The problem is hard to track and address because social services are largely carried out at the county level, which can complicate statewide solutions, said Jessica Merrill, the communications manager for the California Partnership to End Domestic Violence. In 2015, the advocacy group attempted to partner with the California Department of Social Services to compile comprehensive data from child welfare agencies and dependency courts, but because there wasn’t a straightforward way to tackle the issue at the state level, the project never moved forward. Social service agencies frequently charge parents with failure-to-protect in a wide range of circumstances, but don’t distinguish among them when compiling data; this makes it nearly impossible to identify domestic violence-related cases.

Colby Lenz, an advocate and organizer with Survived & Punished and the California Coalition for Women Prisoners, also pointed out that the failure-to-protect statute is just one of many laws and prosecutorial theories with similar effects. Abuse victims have also been charged under aiding and abetting murder laws, for example. Lenz said, “If and when good quantitative research happens, it’ll have to be this kind of complex culling of cases.”

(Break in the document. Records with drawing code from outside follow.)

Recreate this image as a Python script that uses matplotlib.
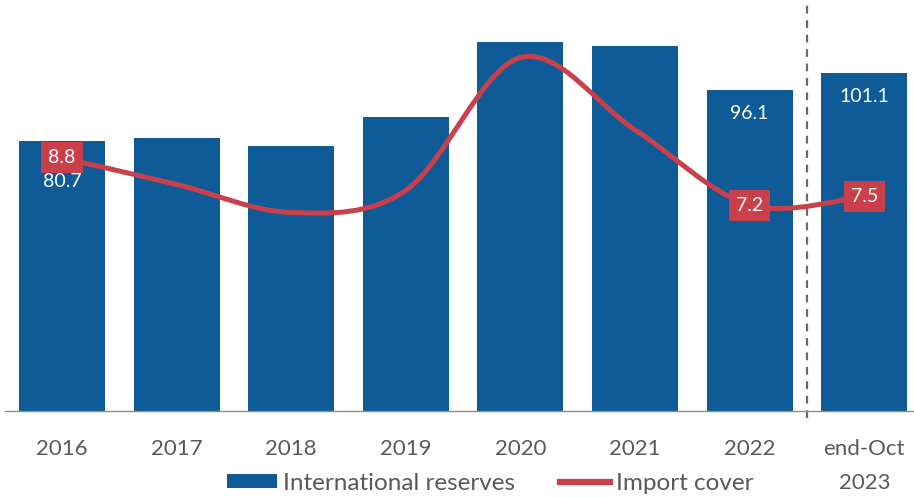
import numpy as np
import matplotlib
matplotlib.use("Agg")
import matplotlib.pyplot as plt
from matplotlib.path import Path
from matplotlib.patches import PathPatch, Patch
from matplotlib.lines import Line2D

plt.rcParams['font.family'] = ['Lato', 'DejaVu Sans']

# Data
categories = ["2016", "2017", "2018", "2019", "2020", "2021", "2022", "end-Oct\n2023"]
reserves = [80.7, 81.6, 79.3, 87.9, 110.3, 109.1, 96.1, 101.1]      # international reserves
import_cover = [8.8, 7.9, 6.95, 7.7, 12.2, 9.75, 7.2, 7.5]          # months of imports
reserve_labelled = [0, 6, 7]
cover_labelled = [0, 6, 7]

BLUE = "#0E5B97"
RED = "#C9404A"
GREY_TXT = "#595959"

fig = plt.figure(figsize=(9.14, 4.97), dpi=100)
ax = fig.add_axes([4.7 / 914, 86 / 497, 1 - 4.7 / 914, 411 / 497])
ax2 = ax.twinx()

x = np.arange(len(categories))
ax.bar(x, reserves, width=0.75, color=BLUE, zorder=2)
ax.set_xlim(-0.5, 7.434)
ax.set_ylim(0, 123.0)
ax2.set_ylim(0.22, 14.15)

# value labels inside the bars
label_drop = {0: 29, 6: 17, 7: 17}
for i in reserve_labelled:
    ax.annotate(f"{reserves[i]:.1f}", xy=(x[i], reserves[i]),
                xytext=(0, -label_drop[i]), textcoords="offset points",
                ha="center", va="center", color="white", fontsize=14, zorder=4)

# smoothed import-cover curve (Catmull-Rom through the yearly values)
pts = np.column_stack([x, import_cover]).astype(float)
n = len(pts)
verts = [pts[0]]
codes = [Path.MOVETO]
for i in range(n - 1):
    p0 = pts[max(i - 1, 0)]
    p1 = pts[i]
    p2 = pts[i + 1]
    p3 = pts[min(i + 2, n - 1)]
    verts += [p1 + (p2 - p0) / 6, p2 - (p3 - p1) / 6, p2]
    codes += [Path.CURVE4] * 3
curve = PathPatch(Path(verts, codes), fill=False, edgecolor=RED, lw=3.6,
                  capstyle="round", joinstyle="round", transform=ax2.transData, zorder=3)
ax2.add_patch(curve)

for i in cover_labelled:
    ax2.annotate(f"{import_cover[i]:.1f}", xy=(x[i], import_cover[i]),
                 ha="center", va="center", color="white", fontsize=14, zorder=5,
                 bbox=dict(boxstyle="square,pad=0.36", facecolor=RED, edgecolor="none"))

# separator between annual figures and the latest month
ax.plot([6.5, 6.5], [-2.1, 123.0], color="#6A6A6A", lw=1.6, dashes=(3.5, 3),
        clip_on=False, zorder=1)

# axes styling
for a in (ax, ax2):
    for s in ("top", "left", "right"):
        a.spines[s].set_visible(False)
    a.set_yticks([])
ax2.spines["bottom"].set_visible(False)
ax.spines["bottom"].set_color("#8C8C8C")
ax.spines["bottom"].set_linewidth(1.0)
ax.set_xticks(x)
ax.set_xticklabels(categories, fontsize=16, color=GREY_TXT, linespacing=1.9)
ax.tick_params(axis="x", length=0, pad=20)

handles = [Patch(facecolor=BLUE, edgecolor="none"), Line2D([0], [0], color=RED, lw=4.5)]
fig.legend(handles, ["International reserves", "Import cover"], loc="center",
           bbox_to_anchor=(490 / 914, 1 - 483 / 497), ncol=2, frameon=False,
           fontsize=17.5, labelcolor=GREY_TXT, handlelength=2.05, handleheight=0.55,
           handletextpad=0.25, columnspacing=1.85, borderpad=0, borderaxespad=0)

fig.savefig("out.png", dpi=100)
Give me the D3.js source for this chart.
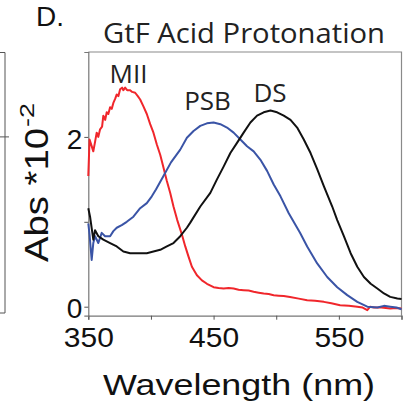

Capital & Main learned of several early efforts in Los Angeles County to bring together advocates, providers and officials to finally address failure-to-protect, but proposals have not yet been publicly announced. Most participants are considering writing exceptions into the law, boosting collaboration between agencies and providers, funding and mandating further research and improving required training for social workers, attorneys and judges. For about a decade, Los Angeles has been contemplating implementing a model known as the Guide to Effective Response to Domestic Abuse, but it has been stalled by bureaucratic barriers pending protocol and training. In recent years, some DCFS employees have pushed for better approaches to domestic violence, but with frequent leadership changes, the agency hasn’t maintained a consistent system.

“The discussions are there, and certainly the need is there,” said service provider Lee. “But the speed at which change happens is really slow.”

When it comes to legislative fixes, California state Senator Susan Rubio, who is herself a domestic violence survivor, told Capital & Main in an emailed statement that she “will be exploring ways to rectify this through legislation over the interim.” Rubio recently championed legislation to proclaim October Domestic Violence Awareness Month and to extend the statute of limitations for domestic violence cases.

“The system is broken and designed to protect the abusers. It’s outrageous,” said Rubio. “Victims are punished for defending themselves and their children and punished when they don’t.”

For Archie, the work continues. As someone who has been impacted herself, she knows full well that “there is not a lot of support that people can readily access.” But she hopes that with advocacy and increased accountability, social service and justice institutions can start, she said, to “provide more resources to families that are threatened with removal as opposed to looking for ways to break the families apart.”